Ce témoignage émane du trésorier Guillaume Peyrusse. Ce fonctionnaire, travailleur et homme de confiance, est amené à collaborer quotidiennement avec Napoléon, lors de son séjour à l’île d’Elbe. Peyrusse a laissé un excellent portrait de l’Empereur qui a été reproduit in fine de son volume rassemblant une correspondance adressée à son frère André.
C.B.
« Pendant mon séjour à l’île d’Elbe, ayant eu souvent l’honneur d’être admis à travailler, à dîner, à jouer avec Sa Majesté l’Empereur, j’ai pu facilement contempler cet homme extraordinaire. A cette époque de sa vie Napoléon avait quarante-six ans ; sa taille était de cinq pieds un ou deux pouces [près d'1m68], sa tête était grosse ; ses yeux bleu claire ; ses cheveux châtains foncés et rares ; les cils de ses paupières étaient plus clairs que ses sourcils, qui étaient comme ses cheveux ; il avait le nez bien fait et la forme de la bouche gracieuse et d’une extrême mobilité ; ses mains étaient remarquablement belles et éclatantes de blancheur, il avait le pied petit, il était bien fait et bien proportionné à sa taille ; ses gants étaient simples ; sa seule recherche se bornait à une extrême propreté, ses vêtements n’avaient rien de remarquable.
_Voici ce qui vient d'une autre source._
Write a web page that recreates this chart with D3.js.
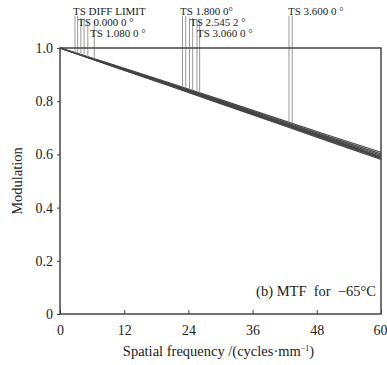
<!DOCTYPE html>
<html>
<head>
<meta charset="utf-8">
<script src="https://cdn.jsdelivr.net/npm/d3@7"></script>
<style>
  body { margin: 0; background: #fff; }
  svg { font-family: "Liberation Serif", "DejaVu Serif", serif; }
</style>
</head>
<body>
<div id="chart"></div>
<script>
// spatial frequency samples (cycles/mm)
const freqs = [0, 10, 20, 30, 40, 50, 60];

// modulation curves, tangential / sagittal per field
const diffLimit = [1.0, 0.937, 0.872, 0.806, 0.739, 0.673, 0.608];
const field0T   = [1.0, 0.935, 0.869, 0.802, 0.735, 0.668, 0.602];
const field1T   = [1.0, 0.934, 0.867, 0.800, 0.732, 0.664, 0.597];
const field1S   = [1.0, 0.933, 0.866, 0.798, 0.729, 0.660, 0.592];
const field2T   = [1.0, 0.932, 0.864, 0.795, 0.726, 0.657, 0.588];
const field2S   = [1.0, 0.931, 0.862, 0.793, 0.724, 0.654, 0.585];
const field3T   = [1.0, 0.933, 0.865, 0.797, 0.728, 0.659, 0.590];
const field4T   = [1.0, 0.930, 0.861, 0.791, 0.721, 0.651, 0.581];
const curves = [diffLimit, field0T, field1T, field1S, field2T, field2S, field3T, field4T];

// field labels and the frequencies where their marker lines drop
const labels = ["TS DIFF LIMIT", "TS 0.000 0 °", "TS 1.080 0 °", "TS 1.800 0°", "TS 2.545 2 °", "TS 3.060 0 °", "TS 3.600 0 °"];
const markerFreqs = [[2.8, 3.3], [3.9, 4.5], [5.2, 6.4], [22.9, 23.5], [24.2, 24.8], [25.6, 26.1], [42.8, 43.4]];
const labelRow = [0, 1, 2, 0, 1, 2, 0];

const xTicks = [0, 12, 24, 36, 48, 60];
const yTicks = [0, 0.2, 0.4, 0.6, 0.8, 1.0];

const width = 387, height = 365;
const margin = { top: 48, right: 6, bottom: 51, left: 60 };
const w = width - margin.left - margin.right;
const h = height - margin.top - margin.bottom;

const svg = d3.select('#chart').append('svg')
  .attr('width', width).attr('height', height);
const g = svg.append('g').attr('transform', `translate(${margin.left},${margin.top})`);

const x = d3.scaleLinear().domain([0, 60]).range([0, w]);
const y = d3.scaleLinear().domain([0, 1]).range([h, 0]);

// interpolate the diffraction curve to place marker lines on it
const modAt = d3.scaleLinear().domain(freqs).range(diffLimit);

// curves
const line = d3.line().x((d, i) => x(freqs[i])).y(d => y(d));
g.selectAll('.curve').data(curves).enter().append('path')
  .attr('fill', 'none')
  .attr('stroke', '#444')
  .attr('stroke-width', 1.2)
  .attr('d', line);

// marker lines from the labels down to the curves
labels.forEach((lab, i) => {
  const top = -32 + labelRow[i] * 2;
  markerFreqs[i].forEach(f => {
    g.append('line')
      .attr('x1', x(f)).attr('x2', x(f))
      .attr('y1', top).attr('y2', y(modAt(f)))
      .attr('stroke', '#999').attr('stroke-width', 1);
  });
});

// frame
g.append('rect').attr('width', w).attr('height', h)
  .attr('fill', 'none').attr('stroke', '#444').attr('stroke-width', 1.5);

// labels
const labelX = [13, 18, 30, 120, 130, 137, 228];
labels.forEach((lab, i) => {
  g.append('text')
    .attr('x', labelX[i])
    .attr('y', -33 + labelRow[i] * 11)
    .attr('font-size', 11)
    .attr('fill', '#222')
    .text(lab);
});

// axes
const xAxis = g.append('g').attr('transform', `translate(0,${h})`)
  .call(d3.axisBottom(x).tickValues(xTicks).tickSize(-4).tickPadding(11).tickFormat(d3.format('d')));
const yAxis = g.append('g')
  .call(d3.axisLeft(y).tickValues(yTicks).tickSize(3).tickPadding(4)
    .tickFormat(d => d === 0 ? '0' : d3.format('.1f')(d)));
[xAxis, yAxis].forEach(a => {
  a.select('.domain').remove();
  a.selectAll('line').attr('stroke', '#444');
  a.selectAll('text').attr('font-size', 14).attr('fill', '#222')
    .attr('font-family', '"Liberation Serif", serif');
});
xAxis.selectAll('.tick').filter(d => d === 60).select('text')
  .attr('text-anchor', 'end').attr('dx', 6);

// titles
svg.append('text')
  .attr('x', margin.left + w / 2 - 2).attr('y', 356)
  .attr('text-anchor', 'middle').attr('font-size', 14.5).attr('fill', '#222')
  .html('Spatial frequency /(cycles·mm<tspan dy="-5" font-size="8">−1</tspan><tspan dy="5">)</tspan>');

svg.append('text')
  .attr('transform', `translate(22,${margin.top + h / 2}) rotate(-90)`)
  .attr('text-anchor', 'middle').attr('font-size', 14.5).attr('fill', '#222')
  .text('Modulation');

g.append('text')
  .attr('x', w - 5).attr('y', h - 18)
  .attr('text-anchor', 'end').attr('font-size', 14.5).attr('fill', '#222')
  .attr('xml:space', 'preserve')
  .text('(b) MTF  for  −65°C');
</script>
</body>
</html>
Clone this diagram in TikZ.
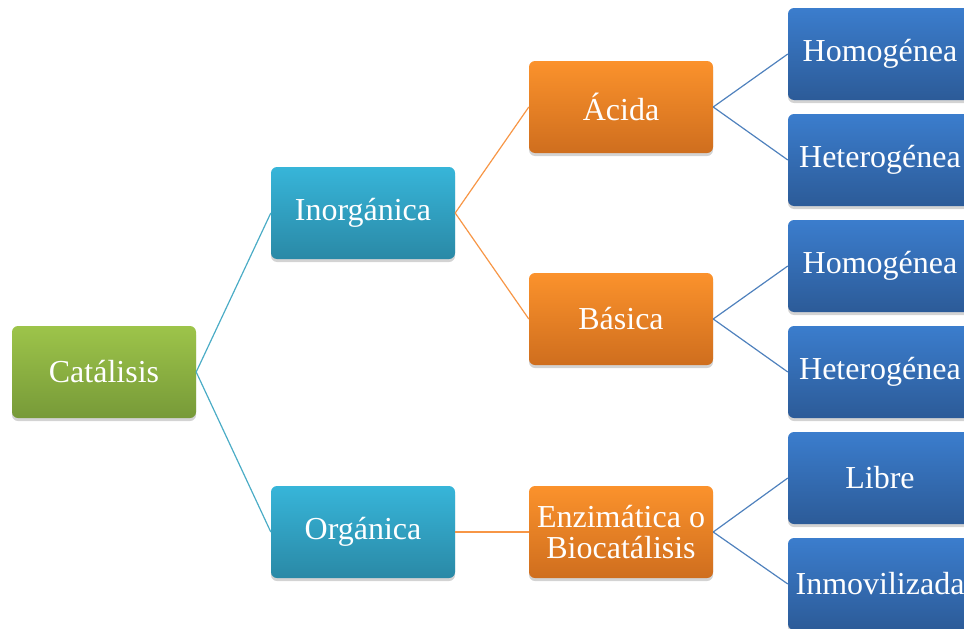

On a parlé de son goût pour le tabac, j’ai souvent remarqué qu’il en perdait plus qu’il n’en prenait ; c’était plutôt une manie, une sorte de distraction qu’un besoin réel. Ses tabatières étaient fort simples, ovales, en écaille noire doublées d’or, toutes parfaitement semblables, et ne différant entre elles que par les belles médailles antiques et en argent qui étaient encastrées sur le couvercle. S.M. portait presque toujours l’uniforme des chasseurs de la Garde, veste et culotte blanches. On a beaucoup parlé du goût passionné de l’Empereur pour les femmes : sans doute S.M. ne fut pas exempte de ces faiblesses amiables ; mais je crois que l’on a singulièrement exagéré leur nombre. L’Empereur trichait au jeu ; souvent nous voulions bien ne pas nous en percevoir, mais S.A. Madame Mère, dont j’avais souvent d’être le vis-à-vis, usait quelques fois d’un droit que nous ne pouvions nous permettre. « Napoléon, vous vous trompez ». S.M., se voyant découvert, passait sa main sur la table, brouillait tout, prenait nos napoléons, rentrait dans son intérieur où nous ne pouvions le suivre, et donnait notre argent à Marchand, son valet de chambre, qui, le lendemain, le rendait aux volés. L’empereur, qui connaissait les hommes, ignorait les femmes ; il n’avait pas vécu parmi elles : aussi ne les comprenait-il pas ; il dédaignait une si futile étude ; ses sensations étaient matérielles, il n’aimait pas les femmes savantes, ni qu’elles sortent de leurs attributions de famille ; une femme était à ses yeux une gracieuse créature, mais l’amour une folle préoccupation ».
Guillaume PEYRUSSE
Écrit à Porto-Ferrajo [Portoferraio], le 17 janvier [1815].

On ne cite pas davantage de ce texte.